Purpose: The compound (E)-4-(2-(6-(2-(2-(2-(18)F-fluoroethoxy)ethoxy)ethoxy) pyridin-3-yl)vinyl)-N-methylbenzenamine ([(18)F]AV-45) is a novel radiopharmaceutical capable of selectively binding to beta-amyloid (A beta) plaques. This pilot study reports the safety, biodistribution, and radiation dosimetry of [(18)F]AV-45 in human subjects.
Methods: In vitro autoradiography and fluorescent staining of postmortem brain tissue from patients with Alzheimer's disease (AD) and cognitively healthy subjects were performed to assess the specificity of the tracer. Biodistribution was assessed in three healthy elderly subjects (mean age: 60.0+/-5.2 years) who underwent 3-h whole-body positron emission tomography (PET)/computed tomographic (CT) scans after a bolus injection of 381.9+/-13.9 MBq of [(18)F]AV-45. Another six subjects (three AD patients and three healthy controls, mean age: 67.7+/-13.6 years) underwent brain PET studies. Source organs were delineated on PET/CT. All subjects underwent magnetic resonance imaging (MRI) for obtaining structural information.
Results: In vitro autoradiography revealed exquisitely high specific binding of [(18)F]AV-45 to postmortem AD brain sections, but not to the control sections. There were no serious adverse events throughout the study period.
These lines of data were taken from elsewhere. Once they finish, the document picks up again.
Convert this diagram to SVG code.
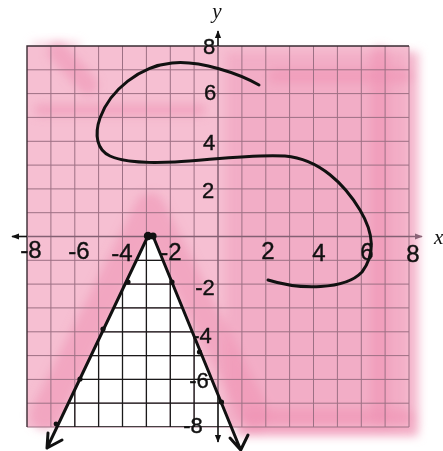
<svg xmlns="http://www.w3.org/2000/svg" width="443" height="451" viewBox="0 0 443 451">
<defs>
<style>
.grid{fill:none;stroke:#9d7084;stroke-width:1}
.gridk{fill:none;stroke:#1a1a1a;stroke-width:1.3}
.border{fill:none;stroke:#3a2c33;stroke-width:1.4}
.axis{fill:none;stroke:#846073;stroke-width:1.5}
.axisk{fill:none;stroke:#111;stroke-width:1.6}
.ink{fill:none;stroke:#111;stroke-width:3;stroke-linecap:round;stroke-linejoin:round}
.dot{fill:#111}
.lbl{font-family:"Liberation Sans","DejaVu Sans",sans-serif;font-size:22px;fill:#111;text-anchor:middle;stroke:#111;stroke-width:.4}
.xl{font-size:24px}
.axn{font-family:"Liberation Serif","DejaVu Serif",serif;font-style:italic;font-size:21px;fill:#111}
.brush{fill:none;stroke:#ee92b3;stroke-linecap:round;stroke-linejoin:round;opacity:.55}
</style>
<filter id="soft" x="-30%" y="-30%" width="160%" height="160%"><feGaussianBlur stdDeviation="5"/></filter>
<clipPath id="tri"><polygon points="148,236 153,236 231.3,427 57,427"/></clipPath>
<marker id="arrK" viewBox="0 0 10 10" refX="9" refY="5" markerWidth="8" markerHeight="8" orient="auto" markerUnits="userSpaceOnUse"><path d="M0,1 L10,5 L0,9 z" fill="#111"/></marker>
<marker id="arrG" viewBox="0 0 10 10" refX="9" refY="5" markerWidth="8" markerHeight="8" orient="auto" markerUnits="userSpaceOnUse"><path d="M0,1 L10,5 L0,9 z" fill="#8a6477"/></marker>
<path id="gridpath" d="M50.9,46V427M74.8,46V427M98.6,46V427M122.5,46V427M146.4,46V427M170.3,46V427M194.1,46V427M241.9,46V427M265.8,46V427M289.6,46V427M313.5,46V427M337.4,46V427M361.3,46V427M385.1,46V427M409,46V427M27,69.8H409M27,93.6H409M27,117.4H409M27,141.3H409M27,165.1H409M27,188.9H409M27,212.7H409M27,260.3H409M27,284.1H409M27,307.9H409M27,331.8H409M27,355.6H409M27,379.4H409M27,403.2H409M27,427H409"/>
</defs>

<g id="shading">
  <g filter="url(#soft)">
    <rect x="236" y="392" width="182" height="44" fill="#f3aac4"/>
    <rect x="395" y="52" width="24" height="375" fill="#f5bcd0"/>
    <rect x="32" y="42" width="48" height="8" fill="#f7c9d9" opacity=".8"/>
  </g>
  <rect x="27" y="46" width="382" height="381" fill="#f6bfd2"/>
  <g filter="url(#soft)">
    <rect x="226" y="52" width="182" height="372" fill="#f0a1be" opacity=".6"/>
    <path class="brush" d="M45,415 L150,208 L255,415" stroke-width="30"/>
    <path class="brush" d="M58,52 L88,85" stroke-width="20"/>
    <path class="brush" d="M380,55 L380,418" stroke-width="18"/>
    <path class="brush" d="M250,418 L405,418" stroke-width="18"/>
    <path class="brush" d="M275,76 L405,76" stroke-width="14" opacity=".35"/>
    <path class="brush" d="M40,110 L200,110" stroke-width="12" opacity=".25"/>
  </g>
  <polygon points="148,236 153,236 231.3,427 57,427" fill="#ffffff"/>
</g>

<g id="grid">
  <use href="#gridpath" class="grid"/>
  <path class="border" d="M27,427V46H409"/>
  <g clip-path="url(#tri)">
    <use href="#gridpath" class="gridk"/>
    <path class="axisk" d="M218,46V427M27,236.5H409"/>
  </g>
</g>

<g id="axes">
  <path class="axis" d="M27,236.5H409M218,46V394"/>
  <line class="axis" x1="409" y1="236.5" x2="422" y2="236.5" marker-end="url(#arrG)"/>
  <line class="axisk" x1="27" y1="236.5" x2="12" y2="236.5" marker-end="url(#arrK)"/>
  <line class="axisk" x1="218" y1="46" x2="218" y2="31" marker-end="url(#arrK)"/>
  <line class="axisk" x1="218" y1="427" x2="218" y2="442" marker-end="url(#arrK)"/>
  <text class="axn" x="217" y="18" text-anchor="middle">y</text>
  <text class="axn" x="434" y="244">x</text>
</g>

<g id="ticklabels">
  <text class="lbl" x="209" y="54">8</text>
  <text class="lbl" x="210" y="100">6</text>
  <text class="lbl" x="209" y="150">4</text>
  <text class="lbl" x="208" y="198">2</text>
  <text class="lbl" x="205" y="295">-2</text>
  <text class="lbl" x="202" y="343">-4</text>
  <text class="lbl" x="199" y="388">-6</text>
  <text class="lbl" x="193" y="433">-8</text>
  <text class="lbl xl" x="31" y="258">-8</text>
  <text class="lbl xl" x="79" y="259">-6</text>
  <text class="lbl xl" x="122" y="261">-4</text>
  <text class="lbl xl" x="171" y="260">-2</text>
  <text class="lbl xl" x="268" y="259">2</text>
  <text class="lbl xl" x="319" y="261">4</text>
  <text class="lbl xl" x="367" y="260">6</text>
  <text class="lbl xl" x="413" y="262">8</text>
</g>

<g id="connectors">
  <path id="curve" class="ink" d="M259,85 C240,74 200,60 172,63 C140,66 110,90 100,118 C94,135 97,150 110,156 C125,163 150,163 175,162 C210,160 250,154 285,156 C320,159 345,185 360,210 C372,230 377,252 362,272 C345,290 300,290 268,280"/>
  <path id="leftline" class="ink" d="M148,236 L47,448 M48,433 L47,448 L62,440"/>
  <path id="rightline" class="ink" d="M153,236 L240.7,450 M230,438 L240.7,450 L248,435"/>
</g>

<g id="points">
  <circle class="dot" cx="148" cy="236" r="4.2"/>
  <circle class="dot" cx="153" cy="236" r="3.6"/>
  <circle class="dot" cx="128" cy="282" r="2.6"/>
  <circle class="dot" cx="103" cy="329" r="2.6"/>
  <circle class="dot" cx="80" cy="379" r="2.6"/>
  <circle class="dot" cx="56" cy="424" r="2.4"/>
  <circle class="dot" cx="172" cy="282" r="2.6"/>
  <circle class="dot" cx="199.5" cy="352" r="2.6"/>
  <circle class="dot" cx="221.5" cy="402" r="2.6"/>
</g>
</svg>
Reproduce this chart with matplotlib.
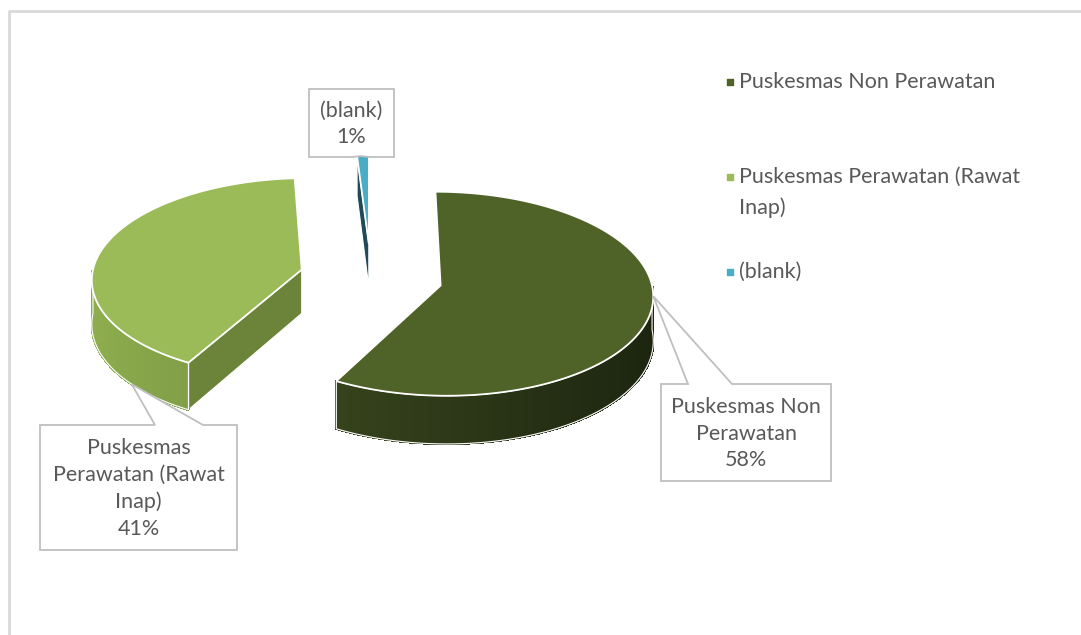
import numpy as np
import matplotlib
matplotlib.use("Agg")
import matplotlib.pyplot as plt
from matplotlib.patches import Polygon

# data
labels = ["Puskesmas Non Perawatan", "Puskesmas Perawatan (Rawat Inap)", "(blank)"]
values = [58, 41, 1]
label_lines = ["Puskesmas Non\nPerawatan", "Puskesmas\nPerawatan (Rawat\nInap)", "(blank)"]
top_colors = ["#4f6228", "#9bbb59", "#4bacc6"]
rim_light = [(62, 78, 33), (142, 174, 78), (40, 95, 110)]
rim_dark = [(28, 36, 15), (92, 114, 50), (20, 50, 60)]
face_colors = ["#1a2210", "#6b843a", "#1f4b58"]

txt_color = "#595959"
plt.rcParams["font.family"] = ["Lato", "DejaVu Sans"]

W, H = 1081, 635
fig = plt.figure(figsize=(W / 100, H / 100), dpi=100)
ax = fig.add_axes([0, 0, 1, 1])
ax.set_xlim(0, W)
ax.set_ylim(H, 0)
ax.axis("off")

# pie geometry (pixels)
cx, cy, rx, ry, depth, k, ex = 371, 277, 210, 100, 44, 0.08, 0.34


def proj(u, w, down=0.0):
    s = 1.0 / (1.0 + k * w)
    return cx + rx * u * s, cy - ry * w * s + down * s


total = sum(values)
angles = np.cumsum([0] + values) / total * 360.0

order = [2, 1, 0]  # back to front
geo = {}
for i in range(len(values)):
    a0, a1 = angles[i], angles[i + 1]
    am = np.radians((a0 + a1) / 2)
    geo[i] = (a0, a1, ex * np.sin(am), ex * np.cos(am))


def rim_pt(i, th_deg, down=0.0):
    a0, a1, ou, ow = geo[i]
    t = np.radians(th_deg)
    return proj(ou + np.sin(t), ow + np.cos(t), down)


for i in order:
    a0, a1, ou, ow = geo[i]
    apex = proj(ou, ow)
    apex_b = proj(ou, ow, depth)

    # radial faces, only the ones turned to the viewer
    if np.sin(np.radians(a0)) < -1e-6:
        p = [apex, rim_pt(i, a0), rim_pt(i, a0, depth), apex_b]
        ax.add_patch(Polygon(p, closed=True, fc=face_colors[i], ec="white", lw=0.8, zorder=2))
    if -np.sin(np.radians(a1)) < -1e-6:
        p = [apex, rim_pt(i, a1), rim_pt(i, a1, depth), apex_b]
        ax.add_patch(Polygon(p, closed=True, fc=face_colors[i], ec="white", lw=0.8, zorder=2))

    # outer rim (front half only), shaded left to right
    r0, r1 = max(a0, 90.0), min(a1, 270.0)
    if r1 > r0:
        ths = np.linspace(r0, r1, 80)
        for t0, t1 in zip(ths[:-1], ths[1:]):
            u = np.sin(np.radians((t0 + t1) / 2))
            f = (u + 1) / 2
            c = [(rim_light[i][j] * (1 - f) + rim_dark[i][j] * f) / 255 for j in range(3)]
            p = [rim_pt(i, t0), rim_pt(i, t1), rim_pt(i, t1, depth), rim_pt(i, t0, depth)]
            ax.add_patch(Polygon(p, closed=True, fc=c, ec=c, lw=1.0, antialiased=False, zorder=2))
        outline = [rim_pt(i, t) for t in ths] + [rim_pt(i, t, depth) for t in ths[::-1]]
        ax.add_patch(Polygon(outline, closed=True, fill=False, ec="white", lw=0.8, zorder=2.5))

    # top face
    ths = np.linspace(a0, a1, max(int(a1 - a0), 3))
    top = [apex] + [rim_pt(i, t) for t in ths]
    ax.add_patch(Polygon(top, closed=True, fc=top_colors[i], ec="white", lw=1.3, zorder=3))

# callouts: box (x0, y0, x1, y1), notch side, notch base x, tip on slice
boxes = [(661, 384, 831, 481), (40, 425, 237, 550), (309, 89, 394, 157)]
notch = [("top", 688, 732), ("top", 155, 203), ("bottom", 352, 370)]
tip_ang = [(96, 0), (229, depth), (357.5, 0)]

for i in range(len(values)):
    x0, y0, x1, y1 = boxes[i]
    side, b0, b1 = notch[i]
    tx, ty = rim_pt(i, tip_ang[i][0], tip_ang[i][1])
    if side == "top":
        pts = [(x0, y0), (b0, y0), (tx, ty), (b1, y0), (x1, y0), (x1, y1), (x0, y1)]
    else:
        pts = [(x0, y0), (x1, y0), (x1, y1), (b1, y1), (tx, ty), (b0, y1), (x0, y1)]
    ax.add_patch(Polygon(pts, closed=True, fc="white", ec="#bfbfbf", lw=1.3, zorder=4))
    pct = f"{values[i] / total * 100:.0f}%"
    ax.text((x0 + x1) / 2, (y0 + y1) / 2 + 1, label_lines[i] + "\n" + pct, ha="center", va="center",
            fontsize=15.5, color=txt_color, linespacing=1.42, zorder=5)

# legend
leg_y = [82, 177, 272]
leg_txt = ["Puskesmas Non Perawatan", "Puskesmas Perawatan (Rawat\nInap)", "(blank)"]
for i in range(len(values)):
    ax.scatter([730], [leg_y[i]], marker="s", s=16, color=top_colors[i], zorder=5)
    ax.text(739, leg_y[i] - 10, leg_txt[i], ha="left", va="top", fontsize=15.5,
            color=txt_color, linespacing=1.6, zorder=5)

# chart area border
ax.plot([9, 9, W + 5], [H + 5, 11, 11], color="#d9d9d9", lw=2, zorder=1)

fig.savefig("out.png", dpi=100)
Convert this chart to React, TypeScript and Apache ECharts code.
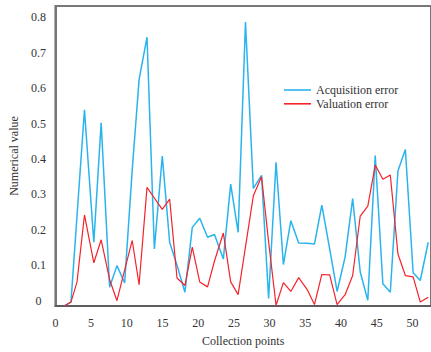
import React, { useEffect, useRef } from "react";
import * as echarts from "echarts";

// x positions of the collection points
const xPoints = [
  1.27, 2.18, 3.03, 4.07, 5.38, 6.41, 7.59, 8.62, 9.7, 10.76, 11.72, 12.83, 13.86, 14.97, 16.0,
  17.03, 18.14, 19.17, 20.21, 21.31, 22.28, 23.52, 24.55, 25.59, 26.62, 27.72, 28.87, 29.86,
  30.9, 31.93, 32.97, 34.07, 35.24, 36.28, 37.31, 38.41, 39.45, 40.57, 41.63, 42.69, 43.75,
  44.79, 45.86, 46.9, 47.97, 49.01, 50.1, 51.1, 52.21,
];

const acquisitionError = [
  -0.014, -0.004, 0.24, 0.539, 0.165, 0.502, 0.038, 0.099, 0.05, 0.37, 0.624, 0.744, 0.146,
  0.408, 0.165, 0.1, 0.024, 0.207, 0.233, 0.179, 0.187, 0.118, 0.329, 0.193, 0.787, 0.317,
  0.354, 0.006, 0.391, 0.102, 0.226, 0.163, 0.162, 0.16, 0.27, 0.146, 0.026, 0.123, 0.288,
  0.081, 0.001, 0.41, 0.048, 0.024, 0.366, 0.427, 0.079, 0.057, 0.165,
];

const valuationError = [
  -0.015, -0.004, 0.053, 0.242, 0.107, 0.172, 0.06, 0.0, 0.087, 0.17, 0.045, 0.32, 0.29, 0.258,
  0.287, 0.064, 0.043, 0.151, 0.053, 0.039, 0.112, 0.191, 0.053, 0.017, 0.152, 0.296, 0.35,
  0.166, -0.013, 0.051, 0.026, 0.065, 0.032, -0.011, 0.074, 0.073, -0.011, 0.017, 0.071, 0.239,
  0.267, 0.383, 0.343, 0.355, 0.132, 0.071, 0.067, -0.004, 0.01,
];

const seriesNames = ["Acquisition error", "Valuation error"];

const FONT = "'Liberation Serif', 'Times New Roman', serif";
const BLUE = "#2ab4ee";
const RED = "#f5222a";

export default function App() {
  const ref = useRef<HTMLDivElement>(null);
  useEffect(() => {
    if (!ref.current) return;
    const chart = echarts.init(ref.current, null, { renderer: "svg" });
    const pair = (ys: number[]) => xPoints.map((x, i) => [x, ys[i]]);
    chart.setOption({
      animation: false,
      backgroundColor: "#fff",
      textStyle: { fontFamily: FONT },
      grid: {
        left: 52.5,
        right: -3,
        top: 6,
        bottom: 45,
        show: true,
        borderColor: "#777",
        borderWidth: 2,
        backgroundColor: "transparent",
      },
      legend: {
        orient: "vertical",
        left: 284,
        top: 84,
        padding: 0,
        icon: "rect",
        itemWidth: 27,
        itemHeight: 1.6,
        itemGap: 1.8,
        textStyle: { fontFamily: FONT, fontSize: 12, color: "#333" },
        data: [
          { name: seriesNames[0], itemStyle: { color: BLUE } },
          { name: seriesNames[1], itemStyle: { color: RED } },
        ],
      },
      xAxis: {
        type: "value",
        min: 0,
        max: 52.6,
        interval: 5,
        name: "Collection points",
        nameLocation: "middle",
        nameGap: 29,
        nameTextStyle: { fontFamily: FONT, fontSize: 12, color: "#333" },
        axisLine: { show: true, onZero: false, lineStyle: { color: "#555", width: 1.5 } },
        axisTick: { show: false },
        splitLine: { show: false },
        axisLabel: {
          fontFamily: FONT,
          fontSize: 12,
          color: "#333",
          margin: 11,
          showMaxLabel: false,
          formatter: (v: number) => (Math.abs(v / 5 - Math.round(v / 5)) < 1e-6 ? String(Math.round(v)) : ""),
        },
      },
      yAxis: {
        type: "value",
        min: -0.015,
        max: 0.832,
        splitNumber: 8,
        name: "Numerical value",
        nameLocation: "middle",
        nameGap: 31,
        nameTextStyle: { fontFamily: FONT, fontSize: 12, color: "#333" },
        axisLine: { show: true, onZero: false, lineStyle: { color: "#777", width: 2 } },
        axisTick: { show: false },
        splitLine: { show: false },
        axisLabel: {
          fontFamily: FONT,
          fontSize: 12,
          color: "#333",
          align: "center",
          margin: 17,
          formatter: (v: number) => {
            const r = Math.round(v * 10);
            if (Math.abs(v * 10 - r) > 1e-6) return "";
            return r === 0 ? "0" : (r / 10).toFixed(1);
          },
        },
      },
      series: [
        {
          name: seriesNames[0],
          type: "line",
          data: pair(acquisitionError),
          symbol: "none",
          lineStyle: { color: BLUE, width: 1.5 },
          itemStyle: { color: BLUE },
          z: 2,
        },
        {
          name: seriesNames[1],
          type: "line",
          data: pair(valuationError),
          symbol: "none",
          lineStyle: { color: RED, width: 1.2 },
          itemStyle: { color: RED },
          z: 3,
        },
      ],
    });
    return () => chart.dispose();
  }, []);
  return <div ref={ref} style={{ width: 431, height: 352, position: "absolute", left: 0, top: 0 }} />;
}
The peak uptake of the tracer in the brain was 5.12+/-0.41% of the injected dose. The highest absorbed organ dose was to the gallbladder wall (184.7+/-78.6 microGy/MBq, 4.8 h voiding interval). The effective dose equivalent and effective dose values for [(18)F]AV-45 were 33.8+/-3.4 microSv/MBq and 19.3+/-1.3 microSv/MBq, respectively.
Conclusion: [(18)F]AV-45 binds specifically to A beta in vitro, and is a safe PET tracer for studying A beta distribution in human brain. The dosimetry is suitable for clinical and research application.